Today, the City of Los Angeles will begin enforcing its ordinance regulating storefront medical marijuana dispensing collectives. The ordinance will force most of the city’s collectives to shut down (over 400 establishments), while the remaining 138 or so (those who registered with the city prior to Nov. 13, 2007) will have to comply with new zoning laws that are stricter than those for adult entertainment businesses, retail alcohol vendors, and pharmacies.
I will be the first to acknowledge that thoughtful planning and zoning are important for any community. But the way that Los Angeles has chosen to regulate medical marijuana treats marijuana as if it were far more dangerous than the products sold by pharmacies and liquor stores and willfully thrusts the city into an even worse economic position than it’s already in.

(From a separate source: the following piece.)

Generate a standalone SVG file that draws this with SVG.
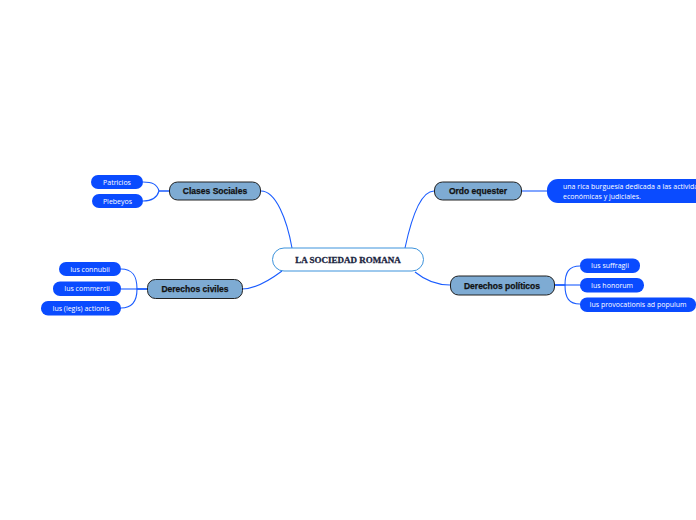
<svg xmlns="http://www.w3.org/2000/svg" width="696" height="520" viewBox="0 0 696 520">
<style>
.c{fill:none;stroke:#1a5cff;stroke-width:1.1}
.l1{fill:#7eabd3;stroke:#222;stroke-width:1}
.l1t{font-family:"Liberation Sans",Arial,sans-serif;font-weight:bold;font-size:8.5px;fill:#111;stroke:#111;stroke-width:0.25;text-anchor:middle}
.lf{fill:#0a4bff}
.lft{font-family:"Open Sans","Noto Sans",sans-serif;font-size:7px;fill:#fff;text-anchor:middle}
</style>
<rect width="696" height="520" fill="#fff"/>
<g id="connectors">
<path class="c" d="M261,191 C276,191 287,220 292,248"/>
<path class="c" d="M282,271 C270,280 256,289 242,289"/>
<path class="c" d="M405,248 C411,220 420,191 434,191"/>
<path class="c" d="M415,272 C426,281 438,285 450,285"/>
<path class="c" d="M169,191 H159 C157,184 152,182 143,182"/>
<path class="c" d="M169,191 H159 C157,198 152,201 143,201"/>
<path class="c" d="M147,289 H121"/>
<path class="c" d="M147,289 H137 C137,275 132,269 121,269"/>
<path class="c" d="M147,289 H137 C137,302 132,308 121,308"/>
<path class="c" d="M521,191 H547"/>
<path class="c" d="M554,285 H580"/>
<path class="c" d="M554,285 H565 C565,272 569,266 580,266"/>
<path class="c" d="M554,285 H565 C565,298 569,304 580,304"/>
</g>
<g id="central">
<rect x="272.5" y="248" width="151" height="23" rx="11.5" fill="#fff" stroke="#3d93dc" stroke-width="1"/>
<text x="348" y="263" font-family="Liberation Serif,serif" font-weight="bold" font-size="9" fill="#1a2440" stroke="#1a2440" stroke-width="0.3" text-anchor="middle">LA SOCIEDAD ROMANA</text>
</g>
<g id="clases">
<rect class="l1" x="169.5" y="182" width="91" height="18" rx="8"/>
<text class="l1t" x="215" y="194">Clases Sociales</text>
</g>
<g id="patricios">
<rect class="lf" x="91" y="175" width="52" height="14" rx="7"/>
<text class="lft" x="117" y="184.5">Patricios</text>
</g>
<g id="plebeyos">
<rect class="lf" x="92" y="194" width="51" height="14" rx="7"/>
<text class="lft" x="117.5" y="203.5">Plebeyos</text>
</g>
<g id="civiles">
<rect class="l1" x="147.5" y="279.5" width="95" height="19" rx="8"/>
<text class="l1t" x="195" y="292">Derechos civiles</text>
</g>
<g id="connubii">
<rect class="lf" x="59" y="262" width="62" height="14" rx="7"/>
<text class="lft" x="90" y="271.5">Ius connubii</text>
</g>
<g id="commercii">
<rect class="lf" x="53" y="281.5" width="68" height="14.5" rx="7"/>
<text class="lft" x="87" y="291.2">Ius commercii</text>
</g>
<g id="actionis">
<rect class="lf" x="41" y="301" width="80" height="14.5" rx="7"/>
<text class="lft" x="81" y="310.8">Ius (legis) actionis</text>
</g>
<g id="ordo">
<rect class="l1" x="434.5" y="182" width="87" height="18" rx="8"/>
<text class="l1t" x="478" y="194">Ordo equester</text>
</g>
<g id="burguesia">
<rect class="lf" x="547" y="179" width="170" height="24" rx="11"/>
<text font-family="Open Sans,Noto Sans,sans-serif" font-size="7" fill="#fff"><tspan x="563" y="189">una rica burguesía dedicada a las actividades</tspan><tspan x="563" y="199">económicas y judiciales.</tspan></text>
</g>
<g id="politicos">
<rect class="l1" x="450.5" y="276" width="104" height="19" rx="8"/>
<text class="l1t" x="502" y="288.5">Derechos políticos</text>
</g>
<g id="suffragii">
<rect class="lf" x="580" y="258.5" width="60" height="14.5" rx="7"/>
<text class="lft" x="610" y="268.2">Ius suffragii</text>
</g>
<g id="honorum">
<rect class="lf" x="580" y="278" width="64" height="14.5" rx="7"/>
<text class="lft" x="612" y="287.7">Ius honorum</text>
</g>
<g id="provocationis">
<rect class="lf" x="580" y="297.5" width="116" height="14.5" rx="7"/>
<text class="lft" x="638" y="307.2">Ius provocationis ad populum</text>
</g>
</svg>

Once their neighborhood dispensaries have been shut down, forced to move, or so overloaded with business that long lines render the experience too inconvenient, I predict that many Angelenos will turn to the traditional unregulated street dealer for marijuana. That means sales taxes won’t be paid on those transactions, it will be impossible to monitor the quality or origin of that marijuana, and the typical turf wars and crime associated with black markets will become more prevalent in our communities.
From an economic standpoint, the ordinance will shut down over 400 businesses, putting at least 1,000 people out of work and vacating all of those retail spaces – a sizeable impact on the city’s already shabby economy.
As with many other aspects of our nation’s drug control policies, you really have to abandon common sense to see how this will be better for Los Angeles. And frankly, I’m tired of doing that.